Due reati in un solo episodio, a danno di un’albergatrice aostana. Sono la truffa e l’indebito utilizzo di carta di credito, per cui il giudice monocratico Maurizio D’Abrusco ha condannato oggi, giovedì 19 settembre, il 25enne Alfonso Rega, nato a Saronno (Varese), ad un anno e nove mesi di carcere, oltre a 500 euro di multa.
La vicenda risale al 2017. Tutto ha inizio con quando un uomo contatta l’hotel, nel centro storico del capoluogo, annunciando di voler soggiornare per dieci giorni, nel periodo natalizio, in una camera matrimoniale, in mezza pensione. Intende pagare anticipatamente e, alle professionali rassicurazioni che non è necessario insiste, “raccontando – ha ricostruito il pm Carlo Introvigne durante il processo – che si trattava di un regalo per un amico”, cui non voleva lasciare incombenze economiche.
L’albergatrice accondiscende e ottiene le coordinate di una carta di credito. Il pagamento – per un totale di 1.650 euro – va a buon fine. Tempo dopo, l’uomo si rifà vivo e spiega che, per contrattempi, quella prenotazione va annullata. Fornisce, nel contempo, le coordinate per la restituzione del denaro già versato, operazione cui l’hotel provvede.
Fin qui sembra uno scampolo, come tanti altri, di vita di chi gestisce una struttura ricettiva, ma il risvolto antipatico emerge successivamente.

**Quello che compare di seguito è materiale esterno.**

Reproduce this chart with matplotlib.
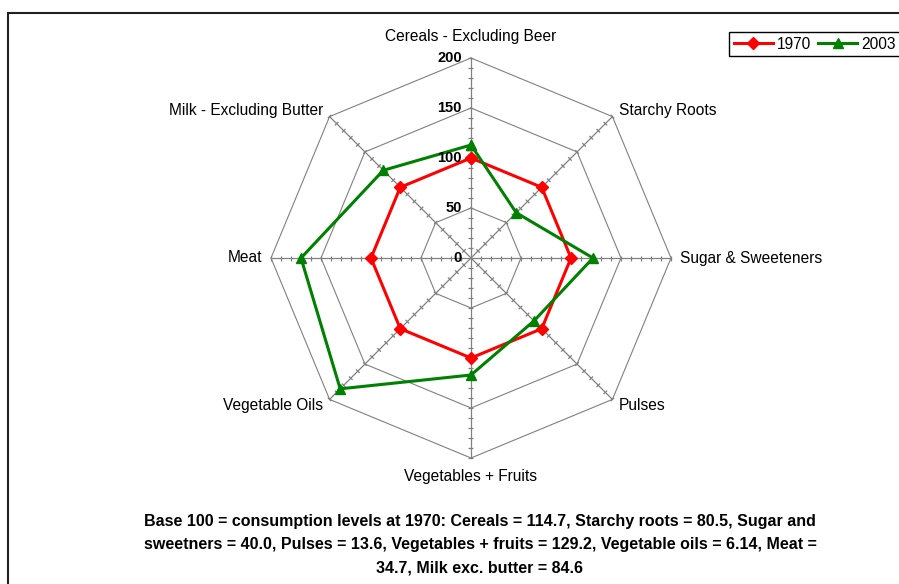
import numpy as np
import matplotlib.pyplot as plt
from matplotlib.collections import LineCollection
from matplotlib.patches import Rectangle

plt.rcParams['font.family'] = ['Liberation Sans', 'DejaVu Sans']

# --- data ---
categories = ["Cereals - Excluding Beer", "Starchy Roots", "Sugar & Sweeteners", "Pulses",
              "Vegetables + Fruits", "Vegetable Oils", "Meat", "Milk - Excluding Butter"]
v1970 = [100, 100, 100, 100, 100, 100, 100, 100]
v2003 = [113, 64, 122, 89, 117, 185, 170, 124]
grid_levels = [50, 100, 150, 200]
rmax = 200
note = ("Base 100 = consumption levels at 1970: Cereals = 114.7, Starchy roots = 80.5, Sugar and\n"
        "sweetners = 40.0, Pulses = 13.6, Vegetables + fruits = 129.2, Vegetable oils = 6.14, Meat =\n"
        "34.7, Milk exc. butter = 84.6")

n = len(categories)
theta = np.pi / 2 - np.arange(n) * 2 * np.pi / n
cs, sn = np.cos(theta), np.sin(theta)

W, H = 899, 584
fig = plt.figure(figsize=(W / 100, H / 100), dpi=100)
# centre of the radar at pixel (471, 258), 1 unit ~ 1 px
cx, cy = 471, 258
half = 251
ax = fig.add_axes([(cx - half) / W, (H - cy - half) / H, 2 * half / W, 2 * half / H])
ax.set_xlim(-half, half)
ax.set_ylim(-half, half)
ax.set_aspect('equal')
ax.axis('off')

grey = '#808080'
# polygon grid
for lv in grid_levels:
    ax.plot(np.append(lv * cs, lv * cs[0]), np.append(lv * sn, lv * sn[0]),
            color=grey, lw=0.8, zorder=1)
# spokes
for k in range(n):
    ax.plot([0, rmax * cs[k]], [0, rmax * sn[k]], color=grey, lw=0.9, zorder=1)
# tick marks every 10 along each spoke
segs = []
for k in range(n):
    for r in range(10, rmax + 1, 10):
        px, py = r * cs[k], r * sn[k]
        nx, ny = -sn[k], cs[k]
        segs.append([(px - 2.5 * nx, py - 2.5 * ny), (px + 2.5 * nx, py + 2.5 * ny)])
ax.add_collection(LineCollection(segs, colors=grey, linewidths=0.9, zorder=1))

# data
ax.plot(np.append(v1970 * cs, v1970[0] * cs[0]), np.append(v1970 * sn, v1970[0] * sn[0]),
        color='#FF0000', lw=2.2, marker='D', ms=6, zorder=3, label='1970')
ax.plot(np.append(v2003 * cs, v2003[0] * cs[0]), np.append(v2003 * sn, v2003[0] * sn[0]),
        color='#008000', lw=2.2, marker='^', ms=7.5, zorder=4, label='2003')

# radial value labels
for lv in [0] + grid_levels:
    ax.text(-9, lv, str(lv), ha='right', va='center', fontsize=10.5, fontweight='bold', zorder=5)

# category labels
for k, name in enumerate(categories):
    r = 209
    ha = 'left' if cs[k] > 0.1 else ('right' if cs[k] < -0.1 else 'center')
    if sn[k] > 0.9:
        va, r = 'bottom', 214
    elif sn[k] < -0.9:
        va, r = 'top', 211
    else:
        va = 'center'
    ax.text(r * cs[k], r * sn[k], name, ha=ha, va=va, fontsize=11.2, zorder=5)

# legend
leg = fig.legend(loc='upper left', bbox_to_anchor=(729 / W, 1 - 32 / H), ncol=2,
                 fontsize=11.2, frameon=True, fancybox=False, framealpha=1,
                 handlelength=2.5, columnspacing=0.5, handletextpad=0.25,
                 borderpad=0.3, borderaxespad=0)
leg.get_frame().set_edgecolor('black')
leg.get_frame().set_linewidth(1.0)

# note below the chart
fig.text(480 / W, 1 - 545 / H, note, ha='center', va='center', fontsize=11.5,
         fontweight='bold', linespacing=1.68)

# outer chart frame (runs off the right and bottom edges)
fig.patches.append(Rectangle((8 / W, -0.1), 1.2, 1.1 - 13 / H, transform=fig.transFigure,
                             fill=False, edgecolor='#202020', lw=1.5))

fig.savefig('out.png', dpi=100)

All’albergo arriva comunicazione che la prima transazione (quella del “pagamento anticipato”) viene annullata: il titolare della carta di credito con cui è stata effettuata l’ha disconosciuta. A quel punto, l’hotel ha restituito soldi che non ha ricevuto.
“Abbiamo contattato telefonicamente il cliente. – ha raccontato al giudice l’albergatrice – Ha detto ‘verificherò’, sembrava in buona fede. Poi, non sentendolo, abbiamo provato a chiamarlo altre volte, ma non ha mai più risposto”. Scattano le indagini della Polizia postale, che svelano l’arcano: la carta di credito usata per il pagamento anticipato era stata clonata e il legittimo proprietario ha annullato tutte le transazioni fraudolente.
Per il sostituto Introvigne, dall’inchiesta “il truffatore è stato individuato senza dubbio nell’imputato”, giacché “si è presentato con il suo nome, ha scritto una mail a stessa firma ed ha fornito per il rimborso un conto corrispondente alla medesima persona”. Dall’accusa è quindi giunta una richiesta di un anno e tre mesi di carcere (e 600 euro di multa), senza la sospensione condizionale (in ragione di precedenti specifici a carico). Dopo una breve camera di consiglio, la sentenza, con il giudice ad incrementare la pena detentiva invocata.